Не будь наивной, Адриэль, все ужасы мира задумывались, несомненно, в умах социопатов, но воплощались в жизнь они исключительно в научных лабораториях…
Воистину, цари природы – это деревья, а не какие-то там львы и, тем более, не люди! Почему мы только конституциями декларируем независимость, а на деле – чистые прихлебалы, шага не могущие ступить без сочного мясца соседа? Нам тепличку подавай и подносик, а кто их создал все помнят? Кто соорудил для нас эту пресловутую тепличку? Отладил со швейцарской точностью все процессы и позволил привыкнуть и даже изнежиться? Кто пригрел, укрыл, спать уложил, шелестящую колыбельную спел? Да, именно они, благородные величественные гиганты с гектарами животворящей зелени!
Когда любой дебил может устроить пожар и уничтожить целый лесной массив – о каком естественном отборе может идти речь?! Откуда взяться адаптации к циркулярной пиле?!
Да, родная, месть бьёт без разбора, хладнокровно, но она всегда достигает цели!..
Среди нас и разумные есть, дети лет трёх. Гении! Удаляют с помощью болтовни ненужные впечатления из организма и низводят тонны информации до нескольких вопросов «почему»
Сложно придумать что-то страшнее зрелища резкого наступления цивилизации.
Те, кто въехал сюда на танках, пустые, словно вылизанные консервные банки, загрохотали бульдозерами, ненавидя непознанное, и свалили в свои банки, в одну кучу, чужие мифы, чужие имена, чужие архитектурные формы, и всё для того, чтобы их извечные фантазии стали похожи на реальность. Ту реальность, в которой письменность изобрели пришельцы с Нубиру, бог создал первую ДНК, а Моцарт умер потому, что писал реквием. Реальность сброда, та, где не найдёшь концов.
Я затрудняюсь предугадать, как поступит невзрачная, ничем не примечательная шпана, лишившись напрочь всех, абсолютно всех благ, кроме рук, ног и головы. Если не изменятся правила : погоня за удобством, боязнь смерти, презрение к слабому, ношение на руках фантазёров, бесконечная подмена понятий, взрослые игры, скрывающие правду – если старые правила не превратить в кучку пепла, тогда всё пропало!

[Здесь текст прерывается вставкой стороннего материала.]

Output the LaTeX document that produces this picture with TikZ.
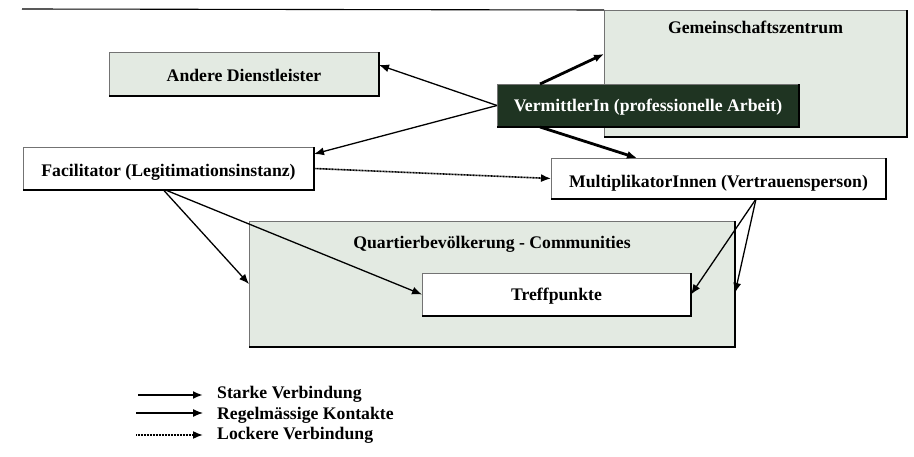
\documentclass[tikz,border=0pt]{standalone}
\usepackage{fontspec}
\setmainfont{Liberation Serif}
\usetikzlibrary{arrows.meta,calc}
\definecolor{boxfill}{HTML}{E3EAE2}
\definecolor{darkfill}{HTML}{1F3422}
\begin{document}
\begin{tikzpicture}[x=1pt,y=-1pt,
  font=\fontsize{17.7}{20}\selectfont\bfseries,
  box/.style={rectangle, draw=black!55, line width=0.8pt, inner sep=0pt, outer sep=0pt},
  lightbox/.style={box, fill=boxfill},
  whitebox/.style={box, fill=white},
  darkbox/.style={box, fill=darkfill},
  shadowedge/.style={draw=black, line width=1.6pt},
  tip/.style={-{Latex[length=10pt,width=8pt]}},
  regular/.style={tip, line width=1.3pt},
  strong/.style={tip, line width=2.8pt},
  loose/.style={tip, line width=1.6pt, dash pattern=on 1pt off 0.5pt},
  txt/.style={anchor=base, inner sep=0pt},
]
\useasboundingbox (0,0) rectangle (914,457);

% boxes
\node[lightbox, minimum width=303pt, minimum height=127pt,
  label={[txt, yshift=46.5pt]center:{Gemeinschaftszentrum}}] (gemein) at (755.5,73.5) {};
\node[lightbox, minimum width=270pt, minimum height=44pt,
  label={[txt, yshift=-1pt]center:{Andere Dienstleister}}] (andere) at (244,74) {};
\node[whitebox, minimum width=291pt, minimum height=43pt,
  label={[txt, yshift=-3.5pt]center:{Facilitator (Legitimationsinstanz)}}] (facil) at (168.5,168.5) {};
\node[darkbox, minimum width=302pt, minimum height=43pt,
  label={[txt, yshift=-1.5pt, text=white]center:{VermittlerIn (professionelle Arbeit)}}] (verm) at (648,105.5) {};
\node[whitebox, minimum width=335pt, minimum height=41pt,
  label={[txt, yshift=-4.5pt]center:{MultiplikatorInnen (Vertrauensperson)}}] (multi) at (718.5,178.5) {};
\node[lightbox, minimum width=486pt, minimum height=126pt,
  label={[txt, yshift=40pt]center:{Quartierbevölkerung - Communities}}] (quart) at (492,284) {};
\node[whitebox, minimum width=269pt, minimum height=43pt,
  label={[txt, yshift=-1.5pt]center:{Treffpunkte}}] (treff) at (556.5,294.5) {};

\foreach \n in {gemein,andere,facil,verm,multi,quart,treff}
  \draw[shadowedge] (\n.south west) -- (\n.south east) -- (\n.north east);

% top rule
\coordinate (rulestart) at (22,9);
\draw[line width=1.1pt] (rulestart) -- (gemein.north west);

% connectors
\draw[regular] (verm.west) -- ([yshift=9pt]andere.east);
\draw[regular] (verm.west) -- ([yshift=14.5pt]facil.east);
\draw[strong] ([xshift=-108pt]verm.north) -- ([yshift=19.5pt]gemein.west);
\draw[strong] ([xshift=-108pt]verm.south) -- ([xshift=-81.5pt]multi.north);
\draw[loose] (facil.east) -- (multi.west);
\draw[regular] ([xshift=-5pt]facil.south) -- (quart.west);
\draw[regular] ([xshift=-3pt]facil.south) -- (treff.west);
\draw[regular] ([xshift=37.5pt]multi.south) -- (treff.east);
\draw[regular] ([xshift=37.5pt]multi.south) -- ([yshift=-9pt]quart.east);

% legend
\coordinate (l1a) at (138,395); \coordinate (l1b) at (203,395);
\coordinate (l2a) at (136,413); \coordinate (l2b) at (203,413);
\coordinate (l3a) at (136,435); \coordinate (l3b) at (203,435);
\draw[strong] (l1a) -- (l1b);
\draw[regular] (l2a) -- (l2b);
\draw[loose] (l3a) -- (l3b);
\node[txt, anchor=base west] (lt1) at (217,399) {Starke Verbindung};
\node[txt, anchor=base west] (lt2) at (217,419) {Regelmässige Kontakte};
\node[txt, anchor=base west] (lt3) at (217,439) {Lockere Verbindung};
\end{tikzpicture}
\end{document}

Советы всегда больше напрягают советчика. И, безусловно, повергают в уныние слушателя.
На рассвете впору думать о смерти. На рассвете мы с ней на равных : во мне столько же жизни, сколько в ней – её самоё. В течение дня силы угасают, и хуже некуда повстречаться с ней в сумерках. Ослабленному телу остаётся лишь мучиться, человек поглощён страданиями, и переход по ту сторону истощается, смазывается, профанируется, лишается прелести. В первых же петухах – обещание всё успеть.
Логика, самовлюблённая логика – это как фасеточное зрение у насекомых, она просто-напросто дробит изображение – здорово, вместо одной картинки целых двадцать тысяч, и есть чем заняться, просматривая каждую и находя в них… логику
Самая страшная ложь даже не та, в которую веришь ты сам, ложь, произносимая убеждённо и искренне, не позволяющая усомниться, протестующая против улик, против поимки на горячем, против обличения. Нет, самая страшная ложь – это та, в которую ты заставил поверить других.

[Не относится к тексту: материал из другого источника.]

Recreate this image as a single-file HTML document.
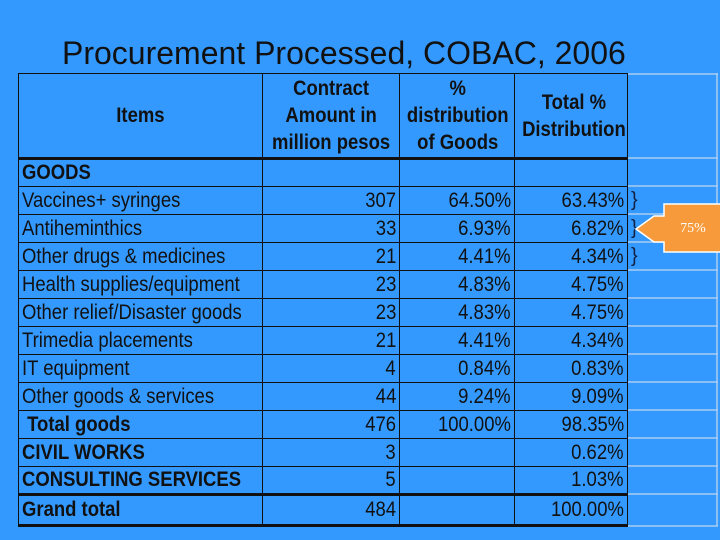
<!DOCTYPE html>
<html><head><meta charset="utf-8">
<style>
body{margin:0;width:720px;height:540px;background:#3399ff;position:relative;overflow:hidden;font-family:"Liberation Sans",sans-serif;}
#title{position:absolute;left:62px;top:35px;font-family:"Liberation Sans",sans-serif;font-size:32px;color:#111;white-space:nowrap;}
table{position:absolute;left:18px;top:73px;width:609px;border-collapse:collapse;table-layout:fixed;}
tr{height:28px;}
tr.h{height:85px;}
tr.g{height:31px;}
td{border:1.5px solid #111;padding:0 3px;font-size:21px;color:#111;line-height:24px;white-space:nowrap;overflow:hidden;}
th{border:1.5px solid #111;font-size:21px;font-weight:bold;color:#111;line-height:27px;padding:0;}
td.n{text-align:right;}
.thick td{border-top:3px solid #111;}
span.c{display:inline-block;transform:scaleX(0.88);transform-origin:left center;}
td.n span.c{transform-origin:right center;}
th span.c{transform-origin:center center;}
#grid{position:absolute;left:627px;top:73px;}
</style></head><body>
<div id="title">Procurement Processed, COBAC, 2006</div>
<svg id="grid" width="93" height="455">
<g stroke="#a9cdf2" stroke-width="1.5">
<line x1="0" y1="1" x2="91" y2="1"/><line x1="0" y1="85" x2="91" y2="85"/>
<line x1="0" y1="113" x2="91" y2="113"/><line x1="0" y1="141" x2="91" y2="141"/>
<line x1="0" y1="169" x2="91" y2="169"/><line x1="0" y1="197" x2="91" y2="197"/>
<line x1="0" y1="225" x2="91" y2="225"/><line x1="0" y1="253" x2="91" y2="253"/>
<line x1="0" y1="281" x2="91" y2="281"/><line x1="0" y1="309" x2="91" y2="309"/>
<line x1="0" y1="337" x2="91" y2="337"/><line x1="0" y1="365" x2="91" y2="365"/>
<line x1="0" y1="393" x2="91" y2="393"/><line x1="0" y1="421" x2="91" y2="421"/>
<line x1="0" y1="453" x2="91" y2="453"/><line x1="90" y1="0" x2="90" y2="453"/>
</g></svg>
<table>
<colgroup><col style="width:244px"><col style="width:137px"><col style="width:115px"><col style="width:113px"></colgroup>
<tr class="h"><th><span class="c">Items</span></th><th><span class="c">Contract<br>Amount in<br>million pesos</span></th><th><span class="c">%<br>distribution<br>of Goods</span></th><th><span class="c">Total %<br>Distribution</span></th></tr>
<tr class="thick"><td style="font-weight:bold"><span class="c">GOODS</span></td><td></td><td></td><td></td></tr>
<tr><td><span class="c">Vaccines+ syringes</span></td><td class="n"><span class="c">307</span></td><td class="n"><span class="c">64.50%</span></td><td class="n"><span class="c">63.43%</span></td></tr>
<tr><td><span class="c">Antiheminthics</span></td><td class="n"><span class="c">33</span></td><td class="n"><span class="c">6.93%</span></td><td class="n"><span class="c">6.82%</span></td></tr>
<tr><td><span class="c">Other drugs &amp; medicines</span></td><td class="n"><span class="c">21</span></td><td class="n"><span class="c">4.41%</span></td><td class="n"><span class="c">4.34%</span></td></tr>
<tr><td><span class="c">Health supplies/equipment</span></td><td class="n"><span class="c">23</span></td><td class="n"><span class="c">4.83%</span></td><td class="n"><span class="c">4.75%</span></td></tr>
<tr><td><span class="c">Other relief/Disaster goods</span></td><td class="n"><span class="c">23</span></td><td class="n"><span class="c">4.83%</span></td><td class="n"><span class="c">4.75%</span></td></tr>
<tr><td><span class="c">Trimedia placements</span></td><td class="n"><span class="c">21</span></td><td class="n"><span class="c">4.41%</span></td><td class="n"><span class="c">4.34%</span></td></tr>
<tr><td><span class="c">IT equipment</span></td><td class="n"><span class="c">4</span></td><td class="n"><span class="c">0.84%</span></td><td class="n"><span class="c">0.83%</span></td></tr>
<tr><td><span class="c">Other goods &amp; services</span></td><td class="n"><span class="c">44</span></td><td class="n"><span class="c">9.24%</span></td><td class="n"><span class="c">9.09%</span></td></tr>
<tr><td style="font-weight:bold"><span class="c">&nbsp;Total goods</span></td><td class="n"><span class="c">476</span></td><td class="n"><span class="c">100.00%</span></td><td class="n"><span class="c">98.35%</span></td></tr>
<tr><td style="font-weight:bold"><span class="c">CIVIL WORKS</span></td><td class="n"><span class="c">3</span></td><td></td><td class="n"><span class="c">0.62%</span></td></tr>
<tr><td style="font-weight:bold"><span class="c">CONSULTING SERVICES</span></td><td class="n"><span class="c">5</span></td><td></td><td class="n"><span class="c">1.03%</span></td></tr>
<tr class="thick g" style="border-bottom:3px solid #111"><td style="font-weight:bold"><span class="c">Grand total</span></td><td class="n"><span class="c">484</span></td><td></td><td class="n"><span class="c">100.00%</span></td></tr>
</table>
<div style="position:absolute;left:631px;top:186px;font-size:20px;line-height:28px;color:#112244;font-family:'Liberation Sans',sans-serif">}<br>}<br>}</div>
<svg style="position:absolute;left:0;top:0" width="720" height="540">
<polygon points="636,229 654,216 664,216 664,204 721,204 721,252 664,252 664,242 654,242" fill="#f79a3c" stroke="#fff" stroke-width="1.5"/>
<text x="693" y="232" font-family="Liberation Serif,serif" font-size="14" fill="#fff" text-anchor="middle">75%</text>
</svg>
</body></html>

То, во что человек вмешивается, то, к чему прикасается, то, что видоизменяет, всегда погибает.
Я посмотрел сегодня в глаза умирающего зверя и понял, что не смог украсть его радость. Он перешёл рубеж в безмятежном спокойствии, без гнева, без дрожи, без слабости. Он умер в любви, не имея никакой потребности осознавать, что такое любовь.
В незапамятные времена, в сказочные времена без букв и дорог, когда люди и звери понимали друг друга, любовью называлось совсем иное чувство. То, что современным языком можно приблизительно обозначить как любовь нереализуемая. Неосуществимая ни под каким предлогом, ни при каких обстоятельствах. Любовь не тела к телу, а тела к мечте. Самое сильное чувство на свете.
Не покоряй своего избранника – ты потеряешь свежесть, трепет, ты превратишься в преследователя, ослепнешь от самоуверенности. Береги расстояние, отделяющее тебя от него, солнце сожгло бы тебя, луна превратила бы в ледышку, а любимый, приблизившись, опустеет, замрёт, и забросишь ты его на полку с пылящейся коллекцией безделушек. Только чувству, которое категорически запрещено завоёвывать, суждено достичь вершины безусловности.